My only concern is that if I walk away, because of where I live, everything will be split 50/50, which means the debt will also be split 50/50 and I will be responsible for it..at least half of it because my name is on all the credit cards. I think what I may do is draw up a contract that basically states if he screws up one more time, he will give me the house and pay all the expenses until we get divorced and sell the house and split any profits 50/50. I think I'll also make him be responsible for all the credit cards as well. We both go see this counselor once a month and we talk about his using and all. The contract was his idea a while back and we discussed it with the counselor. I will have him sign and date it in front of the counselor and have the counselor sign it as a witness. That way I'm covered if he tries to say he didn't sign it or that I co-erssed him into signing it. 

Starting over at almost 52 years of age, is really depressing. WE've been married 15 years and that's 15 years waisted of my life....ugh. 

As far as nar-anon, I've tried that. I didn't like it because they want you to basically be easy on the addict. It's like they think I should just sit by and do nothing and wait for him to decide to stop using. Plus they treat this as a disease, which I don't agree with. IMHO, it's a choice. Yes he is addicted to drugs, but he chose that life, it didn't chose him. He has a choice to beat it and fight it but he isn't fighting it as hard as he could or should. He goes through the motions, but that's it. I know that if he is to beat it, he's got to do everything and then some to beat it. He's got to put beating it first and foremost about everything else, and he's not done that yet. It's not a disease in my eyes. He didn't just become an addict without any of his own doing. He abused alcohol and drugs, and he became addicted physically to those drugs and alcohol. A disease, is something IMHO, that you get without looking for it. It just happens to you, you don't get to decide if you get cancer or some debilatating disease. The counselor he goes to also believes it's a choice not a disease. My husband even says its' a choice. He's going to have to take control over it and not let it control him. I just don't think I can stick around anymore and watch him destroy me right along with him.

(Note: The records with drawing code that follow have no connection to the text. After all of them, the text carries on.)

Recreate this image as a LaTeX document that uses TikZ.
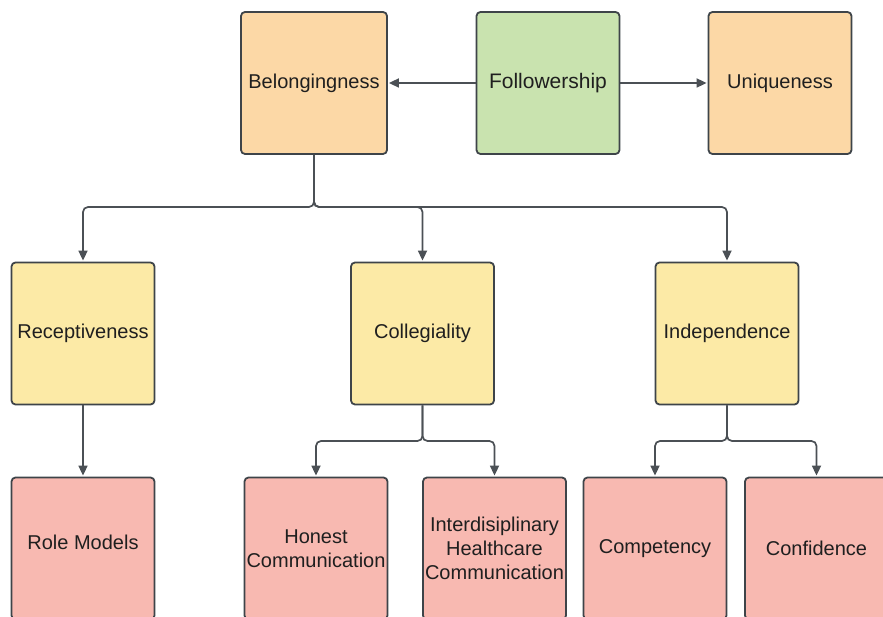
\documentclass[tikz,border=0pt]{standalone}
\usepackage{fontspec}
\setmainfont{Liberation Sans}
\usetikzlibrary{arrows.meta}
\definecolor{orangefill}{HTML}{FCD8A6}
\definecolor{greenfill}{HTML}{C9E3AF}
\definecolor{yellowfill}{HTML}{FCEAA6}
\definecolor{pinkfill}{HTML}{F8B9B1}
\definecolor{edgegray}{HTML}{3E4449}
\definecolor{linkgray}{HTML}{4B5055}
\begin{document}
\begin{tikzpicture}[x=1pt,y=-1pt,
  box/.style={draw=edgegray, line width=1.8pt, rounded corners=4pt,
    minimum width=143pt, minimum height=142pt, inner sep=0pt,
    align=center, font=\fontsize{20}{24}\selectfont, text=black!88},
  top/.style={box, fill=orangefill},
  root/.style={box, fill=greenfill, font=\fontsize{21}{25}\selectfont},
  mid/.style={box, fill=yellowfill},
  leaf/.style={box, fill=pinkfill},
  link/.style={draw=linkgray, line width=1.7pt, rounded corners=5pt,
    -{Triangle[length=10pt,width=9pt]}, shorten >=1pt},
]
\useasboundingbox (0,0) rectangle (883,617);
\clip (0,0) rectangle (883,617);
\fill[white] (0,0) rectangle (883,617);

% top row
\node[top, minimum width=146pt] (belong) at (314,83) {\raisebox{3pt}{Belongingness}};
\node[root] (follow) at (548,83) {Followership};
\node[top] (unique) at (780,83) {\raisebox{3pt}{Uniqueness}};

% middle row
\node[mid] (recept) at (83,333.5) {Receptiveness};
\node[mid] (colleg) at (422.5,333.5) {Collegiality};
\node[mid] (indep) at (727,333.5) {Independence};

% bottom row
\node[leaf] (role) at (83,548.5) {\raisebox{12pt}{Role Models}};
\node[leaf] (honest) at (316,548.5) {Honest\\Communication};
\node[leaf] (inter) at (494.5,548.5) {Interdisiplinary\\Healthcare\\Communication};
\node[leaf] (compet) at (655,548.5) {Competency};
\node[leaf] (confid) at (816.5,548.5) {Confidence};

% branch points
\coordinate (busB) at (314,207);
\coordinate (busC) at (422.5,441);
\coordinate (busI) at (727,441);

% connectors
\draw[link] (follow.west) -- (belong.east);
\draw[link] (follow.east) -- (unique.west);

\draw[link] (belong.south) -- (busB) -| (recept.north);
\draw[link] (belong.south) -- (busB) -| (colleg.north);
\draw[link] (belong.south) -- (busB) -| (indep.north);

\draw[link] (recept.south) -- (role.north);

\draw[link] (colleg.south) -- (busC) -| (honest.north);
\draw[link] (colleg.south) -- (busC) -| (inter.north);

\draw[link] (indep.south) -- (busI) -| (compet.north);
\draw[link] (indep.south) -- (busI) -| (confid.north);
\end{tikzpicture}
\end{document}
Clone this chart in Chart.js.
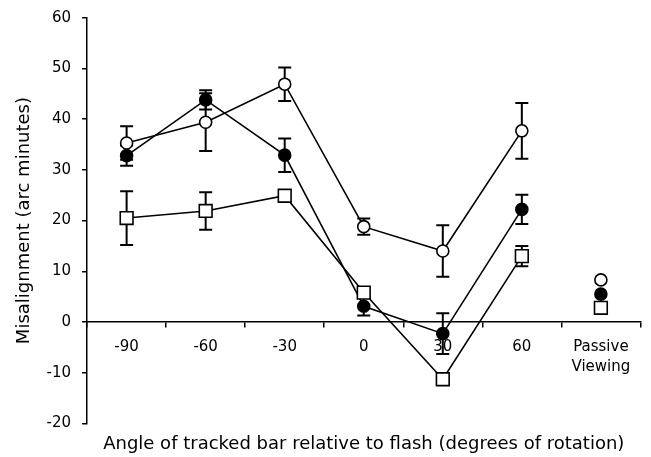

Thanks again for the replys, I greatly appreciate it.


----------



## Fitzgerald41 (Jul 18, 2010)

Needing some advice, please take time to read......
Been in the marriage 14years together 17, and still he dosn't trust me. Must ask permission to do things or go anywhere and for what the answer is always no eventually.Only been able to do anything on my own is twice the entire realationship& marriage & had to argue for that to happen but he always say u can go im not stopping u but when i try and do just that then im going to meet a man or hav sexual realations with one. Our children are 19,16, 15x2, & 11...It brothers me that my 19 yr old can do things that im not allow to do like visit w/friend or family or go to the mall. I feel improsined, in my 20's was afraid, now in my 40"s can't take it no more not even for the sake of the children. So what that he don't cheat or beat me physically but mentally im beat dwn my joy of life is dying, I feel like im dying inside. Im tired of asking permission to live, he only wants me alive and the only way out is divorce. With no work history in 17years cuz i wasnt allowed to work or even educate myself, Im ready to walk away and leave everything but the kids...What a scarey thought, but i can do it can't I?


----------



## sonshinesas (Apr 2, 2008)

DJ-Do you realize if he is an active addict that he will continue to take you down financially? I would give him an altimatum, either it stops or youre gone, now before you lose what little you have.


----------